Start by breaking the beans.  Break each end off of the bean and discard it and remove the strings if necessary.  Break the beans into 1-1 1/2 inch pieces and toss them into a pot.  Once all the beans are broken cover the beans with water plus about 2 inches more.  Put them on the stove on high and bring to a boil.  Reduce the heat to about medium and let the beans cook for about 20 minutes.  After 20 minutes drain most of the water out except just enough to cover the beans.  Add the bouillon, garlic, onion powder, and bacon grease and place the pot back on the heat.  Let the beans cook down until they are tender and delicious.  It takes mine about 15 minutes more.

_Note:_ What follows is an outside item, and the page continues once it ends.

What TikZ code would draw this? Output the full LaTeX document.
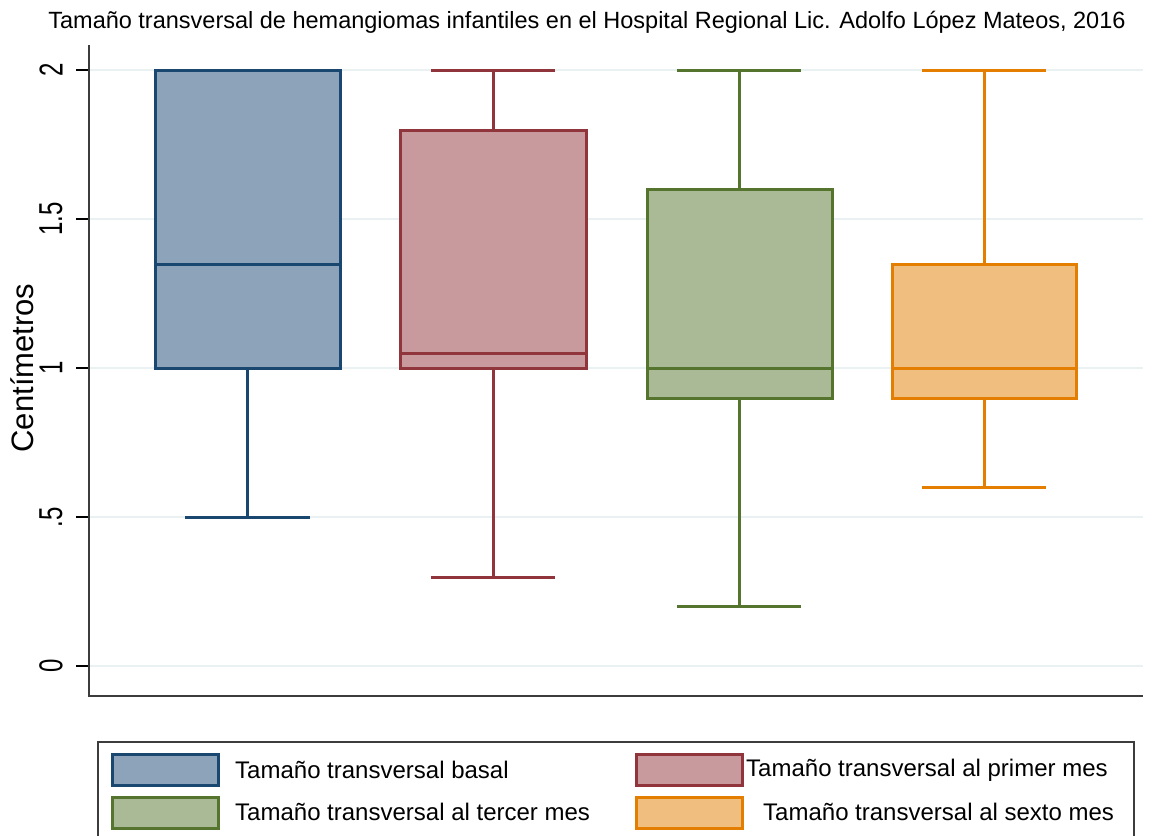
\documentclass[tikz,border=0pt]{standalone}
\usepackage{fontspec}
\setmainfont{Liberation Sans}
\usetikzlibrary{positioning}
\definecolor{navyline}{RGB}{26,71,111}
\definecolor{navyfill}{RGB}{141,163,185}
\definecolor{maroonline}{RGB}{144,53,59}
\definecolor{maroonfill}{RGB}{200,154,157}
\definecolor{greenline}{RGB}{85,117,47}
\definecolor{greenfill}{RGB}{170,185,150}
\definecolor{orangeline}{RGB}{227,126,0}
\definecolor{orangefill}{RGB}{240,190,126}
\definecolor{gridcol}{RGB}{233,241,243}
\definecolor{axiscol}{RGB}{60,60,60}
\tikzset{
  gridline/.style={gridcol, line width=2pt},
  axisline/.style={axiscol, line width=2.2pt},
  tickmark/.style={black, line width=1.4pt},
  ticklabel/.style={rotate=90, font=\fontsize{24}{24}\selectfont},
  navybox/.style={draw=navyline, fill=navyfill, line width=3pt},
  maroonbox/.style={draw=maroonline, fill=maroonfill, line width=3pt},
  greenbox/.style={draw=greenline, fill=greenfill, line width=3pt},
  orangebox/.style={draw=orangeline, fill=orangefill, line width=3pt},
  legendtext/.style={anchor=west, inner sep=0pt, font=\fontsize{24}{24}\selectfont}
}

\begin{document}
\begin{tikzpicture}[x=1pt, y=-1pt]
\useasboundingbox[fill=white] (0,0) rectangle (1161,835);

% title
\node[font=\fontsize{23.5}{23.5}\selectfont] (title) at (587,22)
  {Tamaño transversal de hemangiomas infantiles en el Hospital Regional Lic. Adolfo López Mateos, 2016};

% grid, ticks and labels
\foreach \yy/\lab in {666/0, 517/.5, 368/1, 219/1.5, 70/2} {
  \draw[gridline] (90,\yy) -- (1143,\yy);
  \draw[tickmark] (76,\yy) -- (89,\yy);
  \node[ticklabel] (tick\yy) at (51,\yy) {\scalebox{1}[1.38]{\lab}};
}
\node[rotate=90, font=\fontsize{31}{31}\selectfont] (ytitle) at (22,368) {Centímetros};

% axes
\draw[axisline] (89,45) -- (89,696) -- (1143,696);

% basal
\draw[navyline, line width=3pt] (247,368) -- (247,517);
\draw[navyline, line width=3pt] (185,517) -- (310,517);
\draw[navybox] (155,70) rectangle (340,368);
\draw[navyline, line width=3pt] (155,264) -- (340,264);

% primer mes
\draw[maroonline, line width=3pt] (493,130) -- (493,70);
\draw[maroonline, line width=3pt] (431,70) -- (555,70);
\draw[maroonline, line width=3pt] (493,368) -- (493,577);
\draw[maroonline, line width=3pt] (431,577) -- (555,577);
\draw[maroonbox] (400,130) rectangle (586,368);
\draw[maroonline, line width=3pt] (400,353) -- (586,353);

% tercer mes
\draw[greenline, line width=3pt] (739,189) -- (739,70);
\draw[greenline, line width=3pt] (677,70) -- (801,70);
\draw[greenline, line width=3pt] (739,398) -- (739,606);
\draw[greenline, line width=3pt] (677,606) -- (801,606);
\draw[greenbox] (647,189) rectangle (832,398);
\draw[greenline, line width=3pt] (647,368) -- (832,368);

% sexto mes
\draw[orangeline, line width=3pt] (984,264) -- (984,70);
\draw[orangeline, line width=3pt] (922,70) -- (1046,70);
\draw[orangeline, line width=3pt] (984,398) -- (984,487);
\draw[orangeline, line width=3pt] (922,487) -- (1046,487);
\draw[orangebox] (892,264) rectangle (1076,398);
\draw[orangeline, line width=3pt] (892,368) -- (1078,368);

% legend
\draw[axiscol, line width=1.6pt] (98,840) -- (98,742) -- (1134,742) -- (1134,840);
\draw[navybox] (112,754) rectangle (218,785);
\node[legendtext] (leg1) at (235,770) {Tamaño transversal basal};
\draw[maroonbox] (636,754) rectangle (742,785);
\node[legendtext] (leg2) at (746,770) {Tamaño transversal al primer mes};
\draw[greenbox] (112,797) rectangle (218,828);
\node[legendtext] (leg3) at (235,812) {Tamaño transversal al tercer mes};
\draw[orangebox] (636,797) rectangle (742,828);
\node[legendtext] (leg4) at (763,812) {Tamaño transversal al sexto mes};
\end{tikzpicture}
\end{document}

Serve them hot with pretty much anything.  Sorry, I forgot to take pictures of this as it was happening as I had company.

Corn Off the Cob

12 ears of corn
1/4 cup butter or margarine (Nana uses margarine, I use unsalted butter so I add some salt to mine)

Shuck the husk off of each ear of corn.  Watch for worms which sometimes get into the corn.  Carefully remove as many of the silks as possible.  Remove the corn from each ear using either a knife or a specialty device.  (Pampered Chef has this little gadget for $8.50 that makes this job so easy you'll want to eat corn more often.)  Once all of the kernels are removed put them in a large, microwave-safe bowl.  Add the butter and about 3/4 cup water and microwave for about 20 minutes, stopping to stir every 5 minutes.  Once the corn has cooked place the bowl in the sink with a few inches of cold water and let it cool for about 15-20 minutes.  When the corn is cool enough to handle, divide it evenly into 4 quart sized freezer bags.  Press the air out and seal the bags, then flatten the bags as much as possible and lay them on a small baking sheet.  Place the bags in the freezer and save the corn until you're ready to serve it with dinner.  To serve thaw overnight in the fridge or defrost in the microwave.  Pour the corn out of the bag into a sauce pan and heat on medium-high until thoroughly heated.  Serve hot, again with pretty much anything.  You can season with salt and pepper on the plate if you wish.  I also don't have pictures of this, but you'll find it looks similar to a cross between canned corn and canned creamed corn.  The juices from cutting the corn off the cob mix with the butter to become slightly creamy.